Problem details:
Can you return, unchanged, the lines from the one that contains "Write a Python" to the last line, with the pictures left out?

Records provided:
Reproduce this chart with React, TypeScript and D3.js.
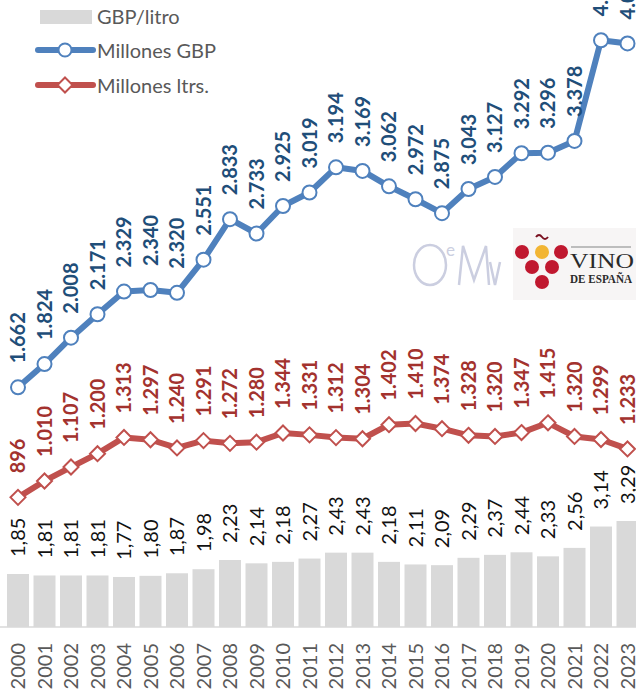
import React from "react";
import * as d3 from "d3";

const years = ["2000","2001","2002","2003","2004","2005","2006","2007","2008","2009","2010","2011","2012","2013","2014","2015","2016","2017","2018","2019","2020","2021","2022","2023"];
const millonesGbp = [1662,1824,2008,2171,2329,2340,2320,2551,2833,2733,2925,3019,3194,3169,3062,2972,2875,3043,3127,3292,3296,3378,4079,4057];
const millonesLtrs = [896,1010,1107,1200,1313,1297,1240,1291,1272,1280,1344,1331,1312,1304,1402,1410,1374,1328,1320,1347,1415,1320,1299,1233];
const gbpLitro = [1.85,1.81,1.81,1.81,1.77,1.80,1.87,1.98,2.23,2.14,2.18,2.27,2.43,2.43,2.18,2.11,2.09,2.29,2.37,2.44,2.33,2.56,3.14,3.29];
const legendLabels = ["GBP/litro", "Millones GBP", "Millones ltrs."];

const width = 636;
const height = 697;
const font = "Lato, 'Open Sans', sans-serif";

const es = d3.formatLocale({ decimal: ",", thousands: ".", grouping: [3], currency: ["", "€"] });
const fmtInt = es.format(",d");
const fmtDec = es.format(".2f");

const diamond = (cx: number, cy: number, r: number) =>
  `M${cx},${cy - r}L${cx + r},${cy}L${cx},${cy + r}L${cx - r},${cy}Z`;

const App = () => {
  const x = d3.scaleBand().domain(years).range([4.75, 640.75]).paddingInner(0.17).paddingOuter(0.085);
  const cx = (y: string) => (x(y) ?? 0) + x.bandwidth() / 2;
  const yLine = d3.scaleLinear().domain([0, 4500]).range([626, 626 - 143.6 * 4.5]);
  const yBar = d3.scaleLinear().domain([0.41, 4.0]).range([627, 627 - 36.8 * 3.59]);

  const line = d3.line<number>().x((_, i) => cx(years[i])).y((d) => yLine(d));

  const blue = "#4F81BD";
  const blueText = "#1F4E79";
  const red = "#C0504D";
  const redText = "#A3322E";
  const serif = "'Liberation Serif', 'DejaVu Serif', serif";

  return (
    <svg width={width} height={height} style={{ position: "absolute", left: 0, top: 0, background: "#fff" }} fontFamily={font}>
      {/* logos */}
      <g fill="none" stroke="#CBCEE0" strokeWidth={2.5}>
        <ellipse cx={430} cy={265} rx={16} ry={20} />
        <path d="M459,285 L463,246 L474,280 L486,246 L489,285" />
        <path d="M490,262 L495,285 L500,262" />
      </g>
      <text x={446} y={256} fontSize={17} fill="#CBCEE0">e</text>
      <rect x={513} y={228} width={123} height={72} fill="#F7F5F5" />
      <g>
        <path d="M536,237 q3,-4 6,0 t6,0" fill="none" stroke="#7A1020" strokeWidth={2} />
        <circle cx={522} cy={252} r={7} fill="#C0182F" />
        <circle cx={542} cy={252} r={7} fill="#F2B533" />
        <circle cx={561} cy={252} r={7} fill="#C0182F" />
        <circle cx={532} cy={267} r={7} fill="#C0182F" />
        <circle cx={552} cy={267} r={7} fill="#C0182F" />
        <circle cx={542} cy={282} r={7} fill="#C0182F" />
        <line x1={571} x2={631} y1={247} y2={247} stroke="#aaa" strokeWidth={1.5} />
        <text x={570} y={268} fontSize={22} fontFamily={serif} fill="#2a2a2a" textLength={64} lengthAdjust="spacingAndGlyphs">VINO</text>
        <text x={570} y={283} fontSize={12} fontWeight={700} fontFamily={serif} fill="#2a2a2a" textLength={62} lengthAdjust="spacingAndGlyphs">DE ESPAÑA</text>
      </g>

      {/* bars */}
      {gbpLitro.map((v, i) => (
        <rect key={years[i]} x={x(years[i])} y={yBar(v)} width={x.bandwidth()} height={yBar.range()[0] - yBar(v)} fill="#D9D9D9" />
      ))}
      <line x1={0} x2={width} y1={627} y2={627} stroke="#D9D9D9" strokeWidth={1.5} />
      {gbpLitro.map((v, i) => (
        <text key={years[i]} transform={`translate(${cx(years[i])},${yBar(v) - 17}) rotate(-90)`} dy="0.36em" fontSize={20} fill="#111">
          {fmtDec(v)}
        </text>
      ))}

      {/* year labels */}
      {years.map((y) => (
        <text key={y} transform={`translate(${cx(y)},643) rotate(-90)`} dy="0.36em" textAnchor="end" fontSize={20} fill="#595959">
          {y}
        </text>
      ))}

      {/* red line */}
      <path d={line(millonesLtrs) ?? ""} fill="none" stroke={red} strokeWidth={6} strokeLinejoin="round" />
      {millonesLtrs.map((v, i) => (
        <path key={i} d={diamond(cx(years[i]), yLine(v), 7.5)} fill="#fff" stroke={red} strokeWidth={2} />
      ))}
      {millonesLtrs.map((v, i) => (
        <text key={i} transform={`translate(${cx(years[i])},${yLine(v) - 24}) rotate(-90)`} dy="0.36em" fontSize={20} fontWeight={700} fill={redText}>
          {fmtInt(v)}
        </text>
      ))}

      {/* blue line */}
      <path d={line(millonesGbp) ?? ""} fill="none" stroke={blue} strokeWidth={6} strokeLinejoin="round" />
      {millonesGbp.map((v, i) => (
        <circle key={i} cx={cx(years[i])} cy={yLine(v)} r={7} fill="#fff" stroke={blue} strokeWidth={2} />
      ))}
      {millonesGbp.map((v, i) => (
        <text key={i} transform={`translate(${cx(years[i])},${yLine(v) - 24}) rotate(-90)`} dy="0.36em" fontSize={20} fontWeight={700} fill={blueText}>
          {fmtInt(v)}
        </text>
      ))}

      {/* legend */}
      <g fontSize={20} fill="#595959">
        <rect x={40} y={10} width={52} height={14} fill="#D9D9D9" />
        <text x={97} y={17} dy="0.35em">{legendLabels[0]}</text>
        <line x1={38} x2={93} y1={50} y2={50} stroke={blue} strokeWidth={6} strokeLinecap="round" />
        <circle cx={65} cy={50} r={6.5} fill="#fff" stroke={blue} strokeWidth={2} />
        <text x={97} y={51} dy="0.35em">{legendLabels[1]}</text>
        <line x1={38} x2={93} y1={85} y2={85} stroke={red} strokeWidth={6} strokeLinecap="round" />
        <path d={diamond(65, 85, 7.5)} fill="#fff" stroke={red} strokeWidth={2} />
        <text x={97} y={86} dy="0.35em">{legendLabels[2]}</text>
      </g>
    </svg>
  );
};

export default App;
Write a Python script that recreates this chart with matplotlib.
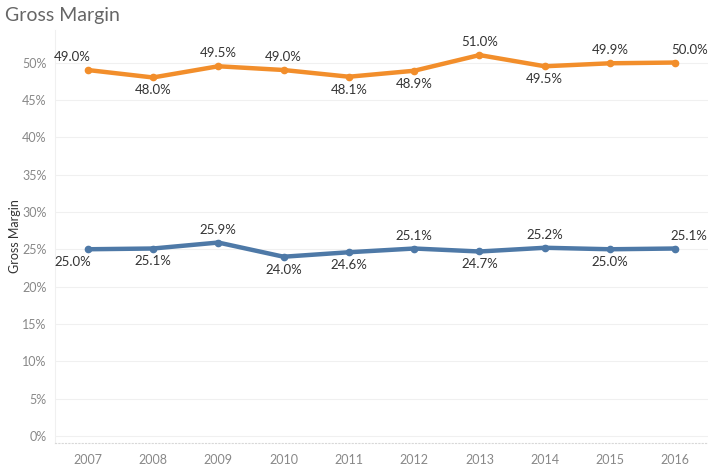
import matplotlib
matplotlib.use('Agg')
import matplotlib.pyplot as plt
from matplotlib.ticker import FuncFormatter

plt.rcParams['font.family'] = ['Lato', 'DejaVu Sans']

# data
years = ['2007', '2008', '2009', '2010', '2011', '2012', '2013', '2014', '2015', '2016']
orange_vals = [49.0, 48.0, 49.5, 49.0, 48.1, 48.9, 51.0, 49.5, 49.9, 50.0]
blue_vals = [25.0, 25.1, 25.9, 24.0, 24.6, 25.1, 24.7, 25.2, 25.0, 25.1]
# label above (1) or below (-1) the point
orange_side = [1, -1, 1, 1, -1, -1, 1, -1, 1, 1]
blue_side = [-1, -1, 1, -1, -1, 1, -1, 1, -1, 1]

ORANGE = '#F28E2B'
BLUE = '#4E79A7'

fig = plt.figure(figsize=(7.2, 4.74), dpi=100)
ax = fig.add_axes([0.0764, 0.0654, 0.907, 0.872])

x = list(range(len(years)))


def draw_series(vals, sides, color):
    ax.plot(x, vals, color=color, linewidth=3.2, marker='o', markersize=4.5,
            solid_capstyle='round', zorder=3)
    for i, (v, s) in enumerate(zip(vals, sides)):
        dx = 0
        if i == 0:
            dx = -11
        elif i == len(vals) - 1:
            dx = 10
        ax.annotate('%.1f%%' % v, (i, v), xytext=(dx, 5 * s), textcoords='offset points',
                    ha='center', va='bottom' if s > 0 else 'top',
                    fontsize=9.5, color='#333333')


draw_series(orange_vals, orange_side, ORANGE)
draw_series(blue_vals, blue_side, BLUE)

ax.set_xlim(-0.5, len(years) - 0.5)
ax.set_ylim(-0.94, 54.4)
ax.set_yticks(range(0, 55, 5))
ax.yaxis.set_major_formatter(FuncFormatter(lambda v, p: '%d%%' % v))
ax.set_xticks(x)
ax.set_xticklabels(years)
ax.tick_params(axis='both', length=0, labelsize=9, labelcolor='#888888')
ax.tick_params(axis='x', pad=8)
ax.tick_params(axis='y', pad=6)

ax.grid(axis='y', color='#f0f0f0', linewidth=0.8)
ax.set_axisbelow(True)
for sp in ['top', 'right']:
    ax.spines[sp].set_visible(False)
ax.spines['left'].set_color('#f0f0f0')
ax.spines['bottom'].set_color('#d8d8d8')
ax.spines['bottom'].set_linestyle((0, (1, 2)))

ax.set_ylabel('Gross Margin', fontsize=9, color='#333333', labelpad=1)
fig.text(0.007, 0.967, 'Gross Margin', fontsize=14, color='#666666', va='center')

fig.savefig('out.png', dpi=100)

Solution:
Write a Python script that recreates this chart with matplotlib.
import matplotlib
matplotlib.use('Agg')
import matplotlib.pyplot as plt
from matplotlib.ticker import FuncFormatter

plt.rcParams['font.family'] = ['Lato', 'DejaVu Sans']

# data
years = ['2007', '2008', '2009', '2010', '2011', '2012', '2013', '2014', '2015', '2016']
orange_vals = [49.0, 48.0, 49.5, 49.0, 48.1, 48.9, 51.0, 49.5, 49.9, 50.0]
blue_vals = [25.0, 25.1, 25.9, 24.0, 24.6, 25.1, 24.7, 25.2, 25.0, 25.1]
# label above (1) or below (-1) the point
orange_side = [1, -1, 1, 1, -1, -1, 1, -1, 1, 1]
blue_side = [-1, -1, 1, -1, -1, 1, -1, 1, -1, 1]

ORANGE = '#F28E2B'
BLUE = '#4E79A7'

fig = plt.figure(figsize=(7.2, 4.74), dpi=100)
ax = fig.add_axes([0.0764, 0.0654, 0.907, 0.872])

x = list(range(len(years)))


def draw_series(vals, sides, color):
    ax.plot(x, vals, color=color, linewidth=3.2, marker='o', markersize=4.5,
            solid_capstyle='round', zorder=3)
    for i, (v, s) in enumerate(zip(vals, sides)):
        dx = 0
        if i == 0:
            dx = -11
        elif i == len(vals) - 1:
            dx = 10
        ax.annotate('%.1f%%' % v, (i, v), xytext=(dx, 5 * s), textcoords='offset points',
                    ha='center', va='bottom' if s > 0 else 'top',
                    fontsize=9.5, color='#333333')


draw_series(orange_vals, orange_side, ORANGE)
draw_series(blue_vals, blue_side, BLUE)

ax.set_xlim(-0.5, len(years) - 0.5)
ax.set_ylim(-0.94, 54.4)
ax.set_yticks(range(0, 55, 5))
ax.yaxis.set_major_formatter(FuncFormatter(lambda v, p: '%d%%' % v))
ax.set_xticks(x)
ax.set_xticklabels(years)
ax.tick_params(axis='both', length=0, labelsize=9, labelcolor='#888888')
ax.tick_params(axis='x', pad=8)
ax.tick_params(axis='y', pad=6)

ax.grid(axis='y', color='#f0f0f0', linewidth=0.8)
ax.set_axisbelow(True)
for sp in ['top', 'right']:
    ax.spines[sp].set_visible(False)
ax.spines['left'].set_color('#f0f0f0')
ax.spines['bottom'].set_color('#d8d8d8')
ax.spines['bottom'].set_linestyle((0, (1, 2)))

ax.set_ylabel('Gross Margin', fontsize=9, color='#333333', labelpad=1)
fig.text(0.007, 0.967, 'Gross Margin', fontsize=14, color='#666666', va='center')

fig.savefig('out.png', dpi=100)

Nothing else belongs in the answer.